We don’t become attached to people or things, we become attached (or averse) to feelings

So this insight helped me a lot - because then I knew what it was I was REALLY seeking.

It wasn't the guy.

It was connection.

It was to avoid feeling lonely. 

And I can create these things, without him! 

Funnily enough, 30 minutes later I got a message from some friends at my gym encouraging me to go out them that evening.

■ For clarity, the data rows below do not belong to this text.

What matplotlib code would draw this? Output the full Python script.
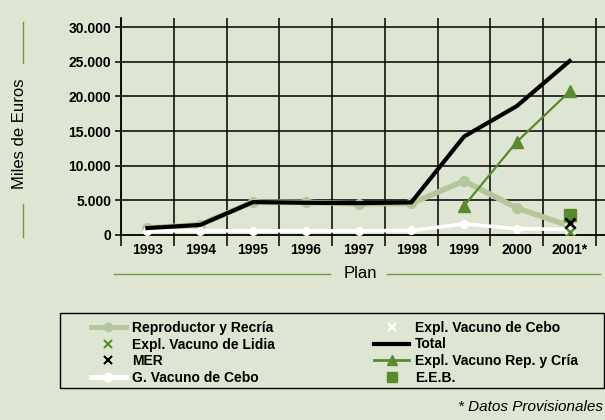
import numpy as np
import matplotlib
matplotlib.use('Agg')
import matplotlib.pyplot as plt
from matplotlib.lines import Line2D
from matplotlib.patches import Rectangle

plt.rcParams['font.family'] = ['Liberation Sans', 'DejaVu Sans']

years = ['1993', '1994', '1995', '1996', '1997', '1998', '1999', '2000', '2001*']
total = [1000, 1450, 4750, 4650, 4600, 4700, 14200, 18600, 25100]
reproductor = [1000, 1500, 4750, 4700, 4500, 4550, 7800, 3900, 1300]
g_cebo = [600, 600, 600, 600, 600, 650, 1600, 900, 800]
rep_cria = [None, None, None, None, None, None, 4200, 13450, 20700]
eeb_2001 = 2900
mer_2001 = 1700
lidia_2001 = 500
expl_cebo_2001 = 800
yticks = [0, 5000, 10000, 15000, 20000, 25000, 30000]
ytick_labels = ['0', '5.000', '10.000', '15.000', '20.000', '25.000', '30.000']

bg = '#dfe5d3'
light_green = '#b4c69b'
dark_green = '#5b8a2e'
line_green = '#6f9b3f'

fig = plt.figure(figsize=(6.05, 4.2), dpi=100)
fig.patch.set_facecolor(bg)
ax = fig.add_axes([121/605, 1-235/420, 484/605, 217/420])
ax.set_facecolor(bg)

x = np.arange(len(years))
rc_x = [i for i, v in enumerate(rep_cria) if v is not None]
rc_y = [v for v in rep_cria if v is not None]

ax.plot(x, reproductor, color=light_green, lw=4, marker='o', markersize=7, zorder=3)
ax.plot(x, g_cebo, color='white', lw=2.6, marker='o', markersize=5.5, zorder=3)
ax.plot(x, total, color='black', lw=3, zorder=4)
ax.plot(rc_x, rc_y, color=dark_green, lw=1.6, marker='^', markersize=8, zorder=5)
ax.plot([8], [eeb_2001], marker='s', color=dark_green, markersize=8, lw=0, zorder=6)
ax.plot([8], [expl_cebo_2001], marker='x', color='white', markersize=7, mew=1.8, lw=0, zorder=6)
ax.plot([8], [lidia_2001], marker='x', color=dark_green, markersize=7, mew=1.8, lw=0, zorder=6)
ax.plot([8], [mer_2001], marker='x', color='black', markersize=7.5, mew=2, lw=0, zorder=7)

# grid
for yv in yticks[1:]:
    ax.axhline(yv, color='black', lw=1.1, zorder=1)
for xv in np.arange(len(years) + 1) - 0.5:
    ax.axvline(xv, color='black', lw=1.1, zorder=1)

ax.set_xlim(-0.5, 8.5 + 9/52.8)
ax.set_ylim(0, 31300)
for s in ['top', 'right']:
    ax.spines[s].set_visible(False)
ax.spines['left'].set_linewidth(1.3)
ax.spines['bottom'].set_linewidth(1.3)

ax.set_xticks(np.arange(len(years) + 1) - 0.5)
ax.set_xticklabels([])
ax.set_xticks(x, minor=True)
ax.set_xticklabels(years, minor=True, fontsize=10, fontweight='bold')
ax.tick_params(axis='x', which='major', length=8, width=1.1, direction='out')
ax.tick_params(axis='x', which='minor', length=0, pad=6)
ax.set_yticks(yticks)
ax.set_yticklabels(ytick_labels, fontsize=10, fontweight='bold')
ax.tick_params(axis='y', length=4, width=1.1, pad=3)

# y label with side rules
fig.text(20/605, 1-134/420, 'Miles de Euros', rotation=90, ha='center', va='center', fontsize=12)
fig.add_artist(Line2D([23/605, 23/605], [1-22/420, 1-63/420], color=line_green, lw=1))
fig.add_artist(Line2D([23/605, 23/605], [1-204/420, 1-237/420], color=line_green, lw=1))

# x label with side rules
fig.text(360/605, 1-274/420, 'Plan', ha='center', va='center', fontsize=12)
fig.add_artist(Line2D([114/605, 330/605], [1-274/420, 1-274/420], color=line_green, lw=1))
fig.add_artist(Line2D([387/605, 600/605], [1-274/420, 1-274/420], color=line_green, lw=1))

handles = [
    Line2D([0], [0], color=light_green, lw=3.5, marker='o', markersize=6),
    Line2D([0], [0], color=dark_green, lw=0, marker='x', markersize=6, mew=1.5),
    Line2D([0], [0], color='black', lw=0, marker='x', markersize=6, mew=1.5),
    Line2D([0], [0], color='white', lw=3.5, marker='o', markersize=6),
    Line2D([0], [0], color='white', lw=0, marker='x', markersize=6, mew=1.5),
    Line2D([0], [0], color='black', lw=3),
    Line2D([0], [0], color=dark_green, lw=2, marker='^', markersize=7),
    Line2D([0], [0], color=dark_green, lw=0, marker='s', markersize=7),
]
labels = ['Reproductor y Recría', 'Expl. Vacuno de Lidia', 'MER', 'G. Vacuno de Cebo',
          'Expl. Vacuno de Cebo', 'Total', 'Expl. Vacuno Rep. y Cría', 'E.E.B.']
leg = fig.legend(handles, labels, ncol=2, loc='upper left',
                 bbox_to_anchor=(91/605, 1-321/420),
                 prop={'family': 'Liberation Sans', 'weight': 'bold', 'size': 10},
                 handlelength=2.5, handletextpad=0.45, labelspacing=0.18,
                 borderpad=0, frameon=False, columnspacing=7.15, borderaxespad=0)

fig.add_artist(Rectangle((60/605, 1-388/420), 544/605, 75/420, transform=fig.transFigure,
                         fill=False, edgecolor='black', lw=1))

fig.text(603/605, 1-407/420, '* Datos Provisionales', ha='right', va='center',
         fontsize=11, style='italic')

fig.savefig('out.png', dpi=100, facecolor=bg)
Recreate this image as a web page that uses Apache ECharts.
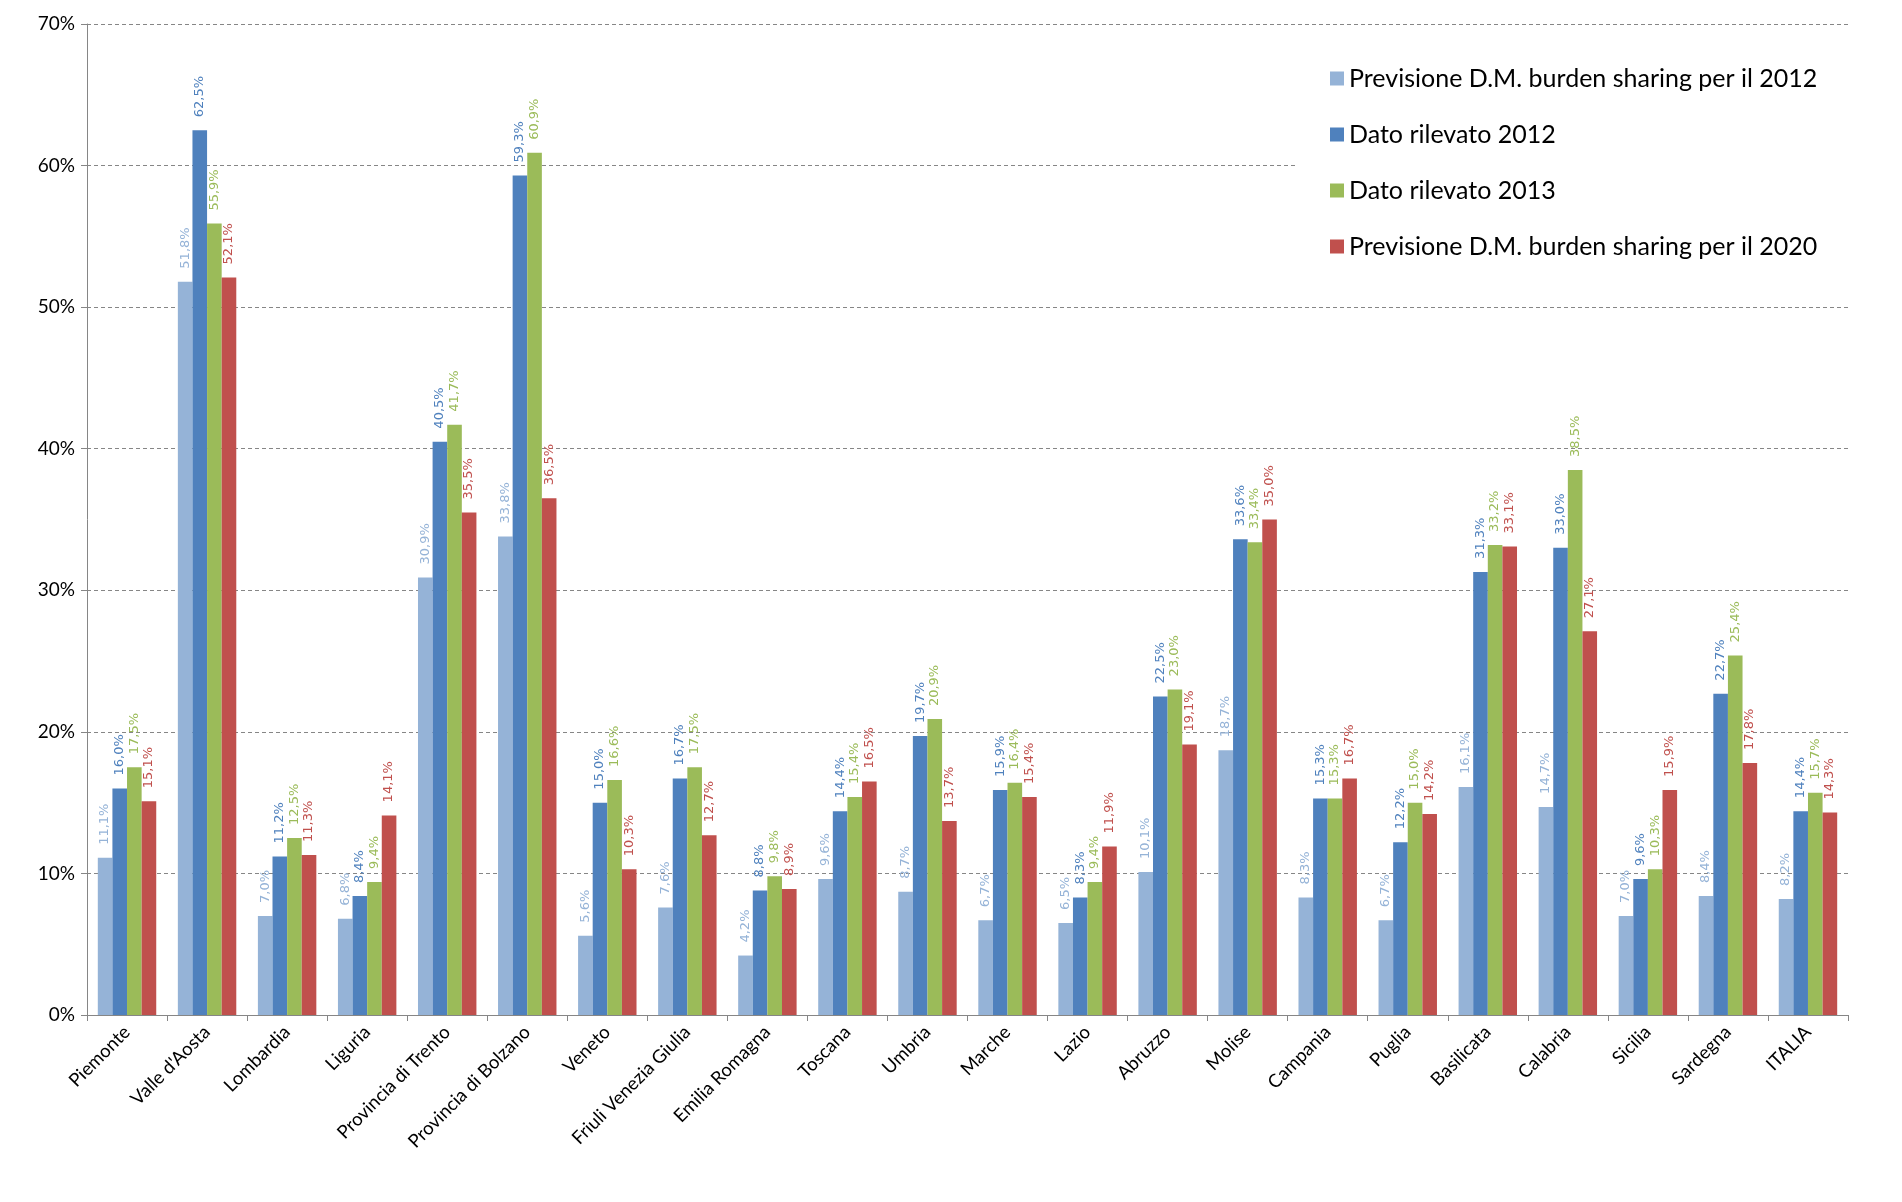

I felt so happy, AND even forgot about the guy! 


Are you really wanting the thing that you think you want? 

It was a similar story in a conversation with a client of mine yesterday. 

She was telling me she wanted to have more money, because when she would have more, she’d not have to worry or think about it anymore.

She wanted to be able to buy whatever she wanted and not have to worry about the cost.

And she didn’t ever want to think that she didn’t have enough money to buy something she wanted. 

So the truth was, she didn’t want money. 

She wanted freedom

And she wanted to avoid feeling restriction or scarcity. 

I helped her to see that she already WAS free. 

And that there was no amount of money she could have that would give her that. 

I pointed out that whenever she really wanted something, she found a way of paying for it. 

And if ever there was a time she didn’t buy something, it wasn’t because she couldn’t afford it, it was because she’d subconsciously decided it wasn’t a priority. 

She already always has been FREE to choose where she spent her money. 

And so in that single conversation she achieved her goal of being financially free - not because she acquired more money, but because she changed her mindset. 

No amount of money was ever going to do that for her. 

Which is why, most of the time, people don’t feel fulfilled when they get what they want, because they were wrong about what they thought they wanted in the first place. 

It wasn’t the relationship, the success, the money, the car, or the body, that they really wanted…

It was a feeling






Self acceptance. 

And none of these things ever really, truly come from outside of you. 

They always come from within. 

And it’s possible to have them regardless of whether you reach the supposed milestone you think you need to reach in order to get them. 

Change your thoughts. Change your world.